Wednesday, March 15, 2017

I’m not ready for my close-up and probably won’t be any time soon



Like a lot of folks, I’m an egomaniac with deep-seated security issues. Some days, I think I’m the greatest thing since sliced bread; not just any sliced bread, but that good stuff from Arnie’s Bakery that goes for over three bucks a loaf. Other days, I feel like something that should probably be scraped from the sole of a dairy farmer’s boot.
Since going into semi-forced retirement, my appearance reflects this fact. I’ve found that when you’re not going into an office regularly, have no meetings, and your wife is away at work all day, well, personal grooming becomes optional, rather than mandatory.
Where once I shaved daily, it’s now a twice a week affair, maybe three times if I’m expecting a visit from the Pope or Queen Elizabeth. At least one day each week, I don’t bother to shower; I just roll out of bed, dress and slap on an old fishing cap that Mrs. Taylor (formerly Lori Frankforter) hates a lot.
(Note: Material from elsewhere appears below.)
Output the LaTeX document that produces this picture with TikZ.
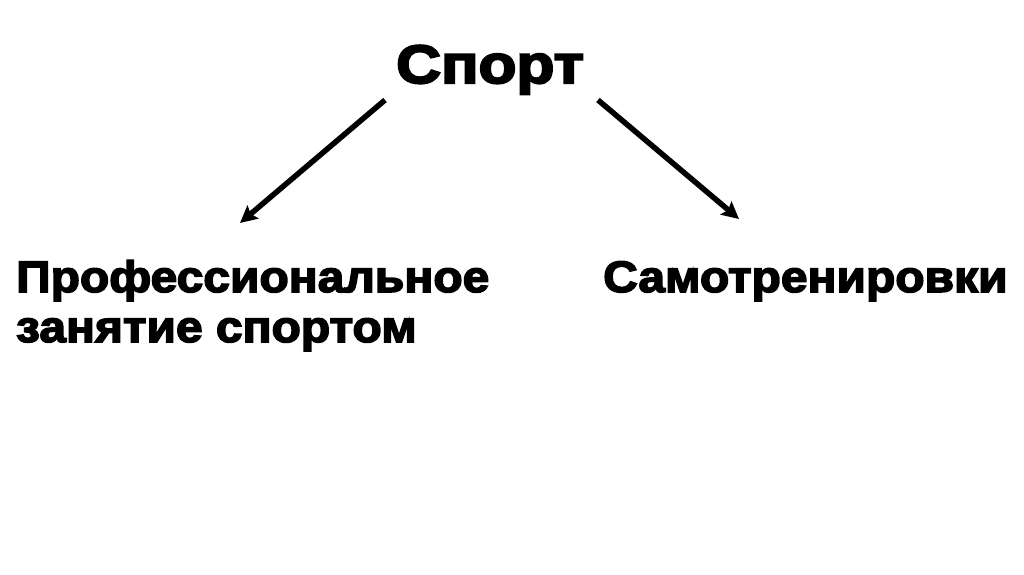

But then, a couple times a week I pull the full Monty; I shower, shave, dye some of the grey out of my beard, brush with the electric toothbrush that does a good job but takes forever, floss, trim the errant hairs attempting to escape my ears, put “product” in my hair and dress in clothes that have had the wrinkles taken out of them with an honest-to-gawd iron.
I do this so Mrs. T (fLF) will have something to remember me by other than the fishing cap. Just in case she meets an amorous tennis pro who’s into ladies of a “certain age.”
It’s not an ideal situation, but one that seems to work for me.
With one exception.
That’s when I go out in public. To the grocery, the mall, the movies.
I’m not famous, but my ugly mug is in the newspaper every week and has been for years. Regular readers of this column (Hi Norm and Flo!) recognize me when I’m out and about. Often, they want to tell me why they liked a particular column, one I may have written years ago and have now completely forgotten. Other times, they want to check the accuracy of something I wrote. I always lie and assure them everything here is 100 percent true.
I don’t mind being approached in the frozen foods aisle or in the ticket line at the theater. In fact, I like it a lot. In what other job do strangers stop you on the street to tell you how much they enjoy your work? I used to be an elementary school janitor and lemme tell ya, nobody ever came up to me in the lunch room to let me know what a wonderful  job I’d done cleaning the toilets.
So, yeah, it’s great.
The only downside? It always seems to happen on a fishing cap day, when I look like Quasimodo’s stunt double and smell like the floor of a chicken coop. When I’m wearing sweats and sneakers with holes in the toes. When my ear hair is long enough to hang Christmas ornaments from.
It never fails. Days when I leave the house smelling of Old Spice, my hair neat and combed, my teeth fully brushed – basically, an exact duplicate of Kevin Costner in his prime – well, on those days … nothin’. I could hang a sign around my neck saying, “Please ask me about my ‘Reality Check’ column,” and I’d get nothing but blank stares.
But put me in torn Bermuda shorts and a pair of dollar store flip-flops? All of a sudden I’m Justin Bieber in a room full of 13-year-old girls. Everyone knows me.
There are those who would say this is Karma’s way of lessening my innate egomaniacal tendencies and increasing my deep-seated security issues. But I’ve never trusted Karma. It never seems to strike down the folks who need it most, while the good guys keep dropping like flies.
Anyway, this is all just my way of letting the nice lady (and regular reader) I recently met at the hardware store know; I don’t always look like that.